"""

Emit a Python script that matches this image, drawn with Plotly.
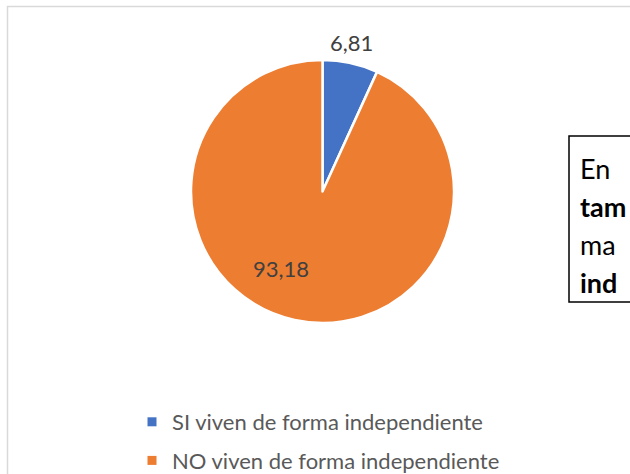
import plotly.graph_objects as go

categories = ["SI viven de forma independiente", "NO viven de forma independiente"]
values = [6.81, 93.18]
colors = ["#4472C4", "#ED7D31"]
box_lines = ["En", "<b>tam</b>", "ma", "<b>ind</b>"]

# figure is slightly taller than the 474 px window so the legend can sit low
W, H = 630, 482
FONT = "Lato, 'Open Sans', sans-serif"

def fmt(v):
    return f"{v:.2f}".replace(".", ",")

def px(x):
    return x / W

def py(y):
    return 1 - y / H

fig = go.Figure()

fig.add_trace(go.Pie(
    labels=categories,
    values=values,
    marker=dict(colors=colors, line=dict(color="white", width=2.5)),
    sort=False,
    direction="clockwise",
    rotation=0,
    textinfo="none",
    hoverinfo="label+value",
    showlegend=False,
    domain=dict(x=[px(191), px(454)], y=[py(323), py(60)]),
))

# legend entries
for i, (c, col) in enumerate(zip(categories, colors)):
    fig.add_trace(go.Scatter(
        x=[None], y=[None], mode="markers",
        marker=dict(symbol="square", size=9, color=col),
        name=c, legendgroup=f"g{i}", showlegend=True,
    ))

label_pos = [(351, 42), (281, 268)]
for v, (lx, ly) in zip(values, label_pos):
    fig.add_annotation(
        x=px(lx), y=py(ly), xref="paper", yref="paper",
        text=fmt(v), showarrow=False,
        font=dict(family=FONT, size=22, color="#404040"),
        xanchor="center", yanchor="middle",
    )

# chart area border
fig.add_shape(type="rect", xref="paper", yref="paper",
              x0=px(7.5), x1=1.05, y0=-0.05, y1=py(6.5),
              line=dict(color="#D9D9D9", width=1.5), fillcolor="rgba(0,0,0,0)")

# text box
fig.add_shape(type="rect", xref="paper", yref="paper",
              x0=px(569), x1=1.1, y0=py(302), y1=py(136),
              line=dict(color="#000000", width=1.5), fillcolor="white")
for i, t in enumerate(box_lines):
    fig.add_annotation(
        x=px(578), y=py(168 + 38 * i), xref="paper", yref="paper",
        text=t, showarrow=False, xanchor="left", yanchor="middle",
        font=dict(family=FONT, size=27, color="#000000"),
    )

fig.update_layout(
    width=W, height=H, autosize=False,
    margin=dict(l=0, r=0, t=0, b=0),
    paper_bgcolor="white", plot_bgcolor="white",
    xaxis=dict(visible=False), yaxis=dict(visible=False),
    legend=dict(
        x=px(132), y=0.0, xanchor="left", yanchor="bottom",
        font=dict(family=FONT, size=22, color="#595959"),
        tracegroupgap=7, bgcolor="rgba(0,0,0,0)",
        itemclick=False,
    ),
)

fig.write_html("out.html", config={"displayModeBar": False})
with open("out.html", "r", encoding="utf-8") as f:
    html = f.read()
html = html.replace("<head>", "<head><style>html,body{margin:0;padding:0;overflow:hidden;}</style>", 1)
with open("out.html", "w", encoding="utf-8") as f:
    f.write(html)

"""

• [EXERCISE DIRECTIONS] Quote the full listing above word for word; exclude every picture from the copy.

• [EXPECTED ANSWER]
Emit a Python script that matches this image, drawn with Plotly.
import plotly.graph_objects as go

categories = ["SI viven de forma independiente", "NO viven de forma independiente"]
values = [6.81, 93.18]
colors = ["#4472C4", "#ED7D31"]
box_lines = ["En", "<b>tam</b>", "ma", "<b>ind</b>"]

# figure is slightly taller than the 474 px window so the legend can sit low
W, H = 630, 482
FONT = "Lato, 'Open Sans', sans-serif"

def fmt(v):
    return f"{v:.2f}".replace(".", ",")

def px(x):
    return x / W

def py(y):
    return 1 - y / H

fig = go.Figure()

fig.add_trace(go.Pie(
    labels=categories,
    values=values,
    marker=dict(colors=colors, line=dict(color="white", width=2.5)),
    sort=False,
    direction="clockwise",
    rotation=0,
    textinfo="none",
    hoverinfo="label+value",
    showlegend=False,
    domain=dict(x=[px(191), px(454)], y=[py(323), py(60)]),
))

# legend entries
for i, (c, col) in enumerate(zip(categories, colors)):
    fig.add_trace(go.Scatter(
        x=[None], y=[None], mode="markers",
        marker=dict(symbol="square", size=9, color=col),
        name=c, legendgroup=f"g{i}", showlegend=True,
    ))

label_pos = [(351, 42), (281, 268)]
for v, (lx, ly) in zip(values, label_pos):
    fig.add_annotation(
        x=px(lx), y=py(ly), xref="paper", yref="paper",
        text=fmt(v), showarrow=False,
        font=dict(family=FONT, size=22, color="#404040"),
        xanchor="center", yanchor="middle",
    )

# chart area border
fig.add_shape(type="rect", xref="paper", yref="paper",
              x0=px(7.5), x1=1.05, y0=-0.05, y1=py(6.5),
              line=dict(color="#D9D9D9", width=1.5), fillcolor="rgba(0,0,0,0)")

# text box
fig.add_shape(type="rect", xref="paper", yref="paper",
              x0=px(569), x1=1.1, y0=py(302), y1=py(136),
              line=dict(color="#000000", width=1.5), fillcolor="white")
for i, t in enumerate(box_lines):
    fig.add_annotation(
        x=px(578), y=py(168 + 38 * i), xref="paper", yref="paper",
        text=t, showarrow=False, xanchor="left", yanchor="middle",
        font=dict(family=FONT, size=27, color="#000000"),
    )

fig.update_layout(
    width=W, height=H, autosize=False,
    margin=dict(l=0, r=0, t=0, b=0),
    paper_bgcolor="white", plot_bgcolor="white",
    xaxis=dict(visible=False), yaxis=dict(visible=False),
    legend=dict(
        x=px(132), y=0.0, xanchor="left", yanchor="bottom",
        font=dict(family=FONT, size=22, color="#595959"),
        tracegroupgap=7, bgcolor="rgba(0,0,0,0)",
        itemclick=False,
    ),
)

fig.write_html("out.html", config={"displayModeBar": False})
with open("out.html", "r", encoding="utf-8") as f:
    html = f.read()
html = html.replace("<head>", "<head><style>html,body{margin:0;padding:0;overflow:hidden;}</style>", 1)
with open("out.html", "w", encoding="utf-8") as f:
    f.write(html)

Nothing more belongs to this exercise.